▶ Task description
Set down the full listing exactly, character for character.

-*-*-

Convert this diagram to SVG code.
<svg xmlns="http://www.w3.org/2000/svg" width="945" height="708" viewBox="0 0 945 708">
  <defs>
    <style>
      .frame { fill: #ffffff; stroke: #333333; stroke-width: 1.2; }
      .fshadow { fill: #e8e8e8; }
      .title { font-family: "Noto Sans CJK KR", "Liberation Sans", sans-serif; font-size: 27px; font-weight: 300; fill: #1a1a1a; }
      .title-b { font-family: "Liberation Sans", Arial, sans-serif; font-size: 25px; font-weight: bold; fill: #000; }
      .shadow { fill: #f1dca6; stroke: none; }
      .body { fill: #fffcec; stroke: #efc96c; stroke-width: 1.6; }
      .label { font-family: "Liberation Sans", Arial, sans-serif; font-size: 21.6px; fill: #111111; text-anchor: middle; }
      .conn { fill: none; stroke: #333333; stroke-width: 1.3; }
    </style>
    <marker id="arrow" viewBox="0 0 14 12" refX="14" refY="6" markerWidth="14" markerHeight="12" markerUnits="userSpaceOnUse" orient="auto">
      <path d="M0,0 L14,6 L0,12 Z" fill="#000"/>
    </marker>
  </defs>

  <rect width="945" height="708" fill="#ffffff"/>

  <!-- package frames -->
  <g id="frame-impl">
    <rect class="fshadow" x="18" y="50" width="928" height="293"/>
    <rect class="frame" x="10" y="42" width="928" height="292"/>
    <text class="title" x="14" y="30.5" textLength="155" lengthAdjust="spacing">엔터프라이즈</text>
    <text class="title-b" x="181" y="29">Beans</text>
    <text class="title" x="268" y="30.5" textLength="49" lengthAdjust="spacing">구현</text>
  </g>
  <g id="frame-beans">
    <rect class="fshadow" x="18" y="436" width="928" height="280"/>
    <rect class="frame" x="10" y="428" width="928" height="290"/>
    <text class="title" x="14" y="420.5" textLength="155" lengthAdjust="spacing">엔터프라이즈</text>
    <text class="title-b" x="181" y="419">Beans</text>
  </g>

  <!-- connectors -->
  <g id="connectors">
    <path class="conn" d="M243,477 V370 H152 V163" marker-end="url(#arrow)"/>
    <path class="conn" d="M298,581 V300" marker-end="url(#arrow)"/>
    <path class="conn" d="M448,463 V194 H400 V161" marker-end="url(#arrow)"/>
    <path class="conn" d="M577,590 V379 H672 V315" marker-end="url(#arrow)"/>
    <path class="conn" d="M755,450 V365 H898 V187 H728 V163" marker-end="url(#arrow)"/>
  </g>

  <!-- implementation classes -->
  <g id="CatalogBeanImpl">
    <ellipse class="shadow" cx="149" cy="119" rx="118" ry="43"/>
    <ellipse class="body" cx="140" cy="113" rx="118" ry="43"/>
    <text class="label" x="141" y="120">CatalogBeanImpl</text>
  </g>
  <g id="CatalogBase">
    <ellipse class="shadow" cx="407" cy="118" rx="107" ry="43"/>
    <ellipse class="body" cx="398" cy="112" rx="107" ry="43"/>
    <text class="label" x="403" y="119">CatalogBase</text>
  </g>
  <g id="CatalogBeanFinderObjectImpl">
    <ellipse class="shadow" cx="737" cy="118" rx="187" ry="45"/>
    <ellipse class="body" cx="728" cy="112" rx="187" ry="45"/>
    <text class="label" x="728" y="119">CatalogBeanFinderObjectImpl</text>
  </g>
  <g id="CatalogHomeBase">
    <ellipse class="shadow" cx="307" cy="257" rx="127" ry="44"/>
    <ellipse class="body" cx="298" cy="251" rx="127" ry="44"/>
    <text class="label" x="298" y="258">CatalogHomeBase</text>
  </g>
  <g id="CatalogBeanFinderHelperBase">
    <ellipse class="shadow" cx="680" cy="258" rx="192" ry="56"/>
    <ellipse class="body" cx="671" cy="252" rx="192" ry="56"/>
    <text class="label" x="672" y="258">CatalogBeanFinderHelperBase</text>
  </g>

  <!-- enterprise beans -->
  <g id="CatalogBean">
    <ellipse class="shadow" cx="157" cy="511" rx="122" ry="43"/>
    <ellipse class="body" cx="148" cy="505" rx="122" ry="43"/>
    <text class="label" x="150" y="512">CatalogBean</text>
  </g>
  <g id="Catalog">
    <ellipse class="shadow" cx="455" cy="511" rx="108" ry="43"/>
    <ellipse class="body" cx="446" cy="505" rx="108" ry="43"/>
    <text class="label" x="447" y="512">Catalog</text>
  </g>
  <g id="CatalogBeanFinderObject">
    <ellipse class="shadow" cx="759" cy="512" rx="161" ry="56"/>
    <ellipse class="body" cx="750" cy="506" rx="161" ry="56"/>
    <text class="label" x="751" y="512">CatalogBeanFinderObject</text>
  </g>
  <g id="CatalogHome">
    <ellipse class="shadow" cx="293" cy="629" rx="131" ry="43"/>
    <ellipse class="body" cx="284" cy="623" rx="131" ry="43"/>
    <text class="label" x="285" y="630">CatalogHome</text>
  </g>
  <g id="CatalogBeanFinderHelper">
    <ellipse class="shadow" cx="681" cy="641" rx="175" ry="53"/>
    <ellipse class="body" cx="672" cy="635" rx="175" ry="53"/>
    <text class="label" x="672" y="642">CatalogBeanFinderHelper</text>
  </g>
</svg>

-*-*-

▶ Solution to the problem
Convert this diagram to SVG code.
<svg xmlns="http://www.w3.org/2000/svg" width="945" height="708" viewBox="0 0 945 708">
  <defs>
    <style>
      .frame { fill: #ffffff; stroke: #333333; stroke-width: 1.2; }
      .fshadow { fill: #e8e8e8; }
      .title { font-family: "Noto Sans CJK KR", "Liberation Sans", sans-serif; font-size: 27px; font-weight: 300; fill: #1a1a1a; }
      .title-b { font-family: "Liberation Sans", Arial, sans-serif; font-size: 25px; font-weight: bold; fill: #000; }
      .shadow { fill: #f1dca6; stroke: none; }
      .body { fill: #fffcec; stroke: #efc96c; stroke-width: 1.6; }
      .label { font-family: "Liberation Sans", Arial, sans-serif; font-size: 21.6px; fill: #111111; text-anchor: middle; }
      .conn { fill: none; stroke: #333333; stroke-width: 1.3; }
    </style>
    <marker id="arrow" viewBox="0 0 14 12" refX="14" refY="6" markerWidth="14" markerHeight="12" markerUnits="userSpaceOnUse" orient="auto">
      <path d="M0,0 L14,6 L0,12 Z" fill="#000"/>
    </marker>
  </defs>

  <rect width="945" height="708" fill="#ffffff"/>

  <!-- package frames -->
  <g id="frame-impl">
    <rect class="fshadow" x="18" y="50" width="928" height="293"/>
    <rect class="frame" x="10" y="42" width="928" height="292"/>
    <text class="title" x="14" y="30.5" textLength="155" lengthAdjust="spacing">엔터프라이즈</text>
    <text class="title-b" x="181" y="29">Beans</text>
    <text class="title" x="268" y="30.5" textLength="49" lengthAdjust="spacing">구현</text>
  </g>
  <g id="frame-beans">
    <rect class="fshadow" x="18" y="436" width="928" height="280"/>
    <rect class="frame" x="10" y="428" width="928" height="290"/>
    <text class="title" x="14" y="420.5" textLength="155" lengthAdjust="spacing">엔터프라이즈</text>
    <text class="title-b" x="181" y="419">Beans</text>
  </g>

  <!-- connectors -->
  <g id="connectors">
    <path class="conn" d="M243,477 V370 H152 V163" marker-end="url(#arrow)"/>
    <path class="conn" d="M298,581 V300" marker-end="url(#arrow)"/>
    <path class="conn" d="M448,463 V194 H400 V161" marker-end="url(#arrow)"/>
    <path class="conn" d="M577,590 V379 H672 V315" marker-end="url(#arrow)"/>
    <path class="conn" d="M755,450 V365 H898 V187 H728 V163" marker-end="url(#arrow)"/>
  </g>

  <!-- implementation classes -->
  <g id="CatalogBeanImpl">
    <ellipse class="shadow" cx="149" cy="119" rx="118" ry="43"/>
    <ellipse class="body" cx="140" cy="113" rx="118" ry="43"/>
    <text class="label" x="141" y="120">CatalogBeanImpl</text>
  </g>
  <g id="CatalogBase">
    <ellipse class="shadow" cx="407" cy="118" rx="107" ry="43"/>
    <ellipse class="body" cx="398" cy="112" rx="107" ry="43"/>
    <text class="label" x="403" y="119">CatalogBase</text>
  </g>
  <g id="CatalogBeanFinderObjectImpl">
    <ellipse class="shadow" cx="737" cy="118" rx="187" ry="45"/>
    <ellipse class="body" cx="728" cy="112" rx="187" ry="45"/>
    <text class="label" x="728" y="119">CatalogBeanFinderObjectImpl</text>
  </g>
  <g id="CatalogHomeBase">
    <ellipse class="shadow" cx="307" cy="257" rx="127" ry="44"/>
    <ellipse class="body" cx="298" cy="251" rx="127" ry="44"/>
    <text class="label" x="298" y="258">CatalogHomeBase</text>
  </g>
  <g id="CatalogBeanFinderHelperBase">
    <ellipse class="shadow" cx="680" cy="258" rx="192" ry="56"/>
    <ellipse class="body" cx="671" cy="252" rx="192" ry="56"/>
    <text class="label" x="672" y="258">CatalogBeanFinderHelperBase</text>
  </g>

  <!-- enterprise beans -->
  <g id="CatalogBean">
    <ellipse class="shadow" cx="157" cy="511" rx="122" ry="43"/>
    <ellipse class="body" cx="148" cy="505" rx="122" ry="43"/>
    <text class="label" x="150" y="512">CatalogBean</text>
  </g>
  <g id="Catalog">
    <ellipse class="shadow" cx="455" cy="511" rx="108" ry="43"/>
    <ellipse class="body" cx="446" cy="505" rx="108" ry="43"/>
    <text class="label" x="447" y="512">Catalog</text>
  </g>
  <g id="CatalogBeanFinderObject">
    <ellipse class="shadow" cx="759" cy="512" rx="161" ry="56"/>
    <ellipse class="body" cx="750" cy="506" rx="161" ry="56"/>
    <text class="label" x="751" y="512">CatalogBeanFinderObject</text>
  </g>
  <g id="CatalogHome">
    <ellipse class="shadow" cx="293" cy="629" rx="131" ry="43"/>
    <ellipse class="body" cx="284" cy="623" rx="131" ry="43"/>
    <text class="label" x="285" y="630">CatalogHome</text>
  </g>
  <g id="CatalogBeanFinderHelper">
    <ellipse class="shadow" cx="681" cy="641" rx="175" ry="53"/>
    <ellipse class="body" cx="672" cy="635" rx="175" ry="53"/>
    <text class="label" x="672" y="642">CatalogBeanFinderHelper</text>
  </g>
</svg>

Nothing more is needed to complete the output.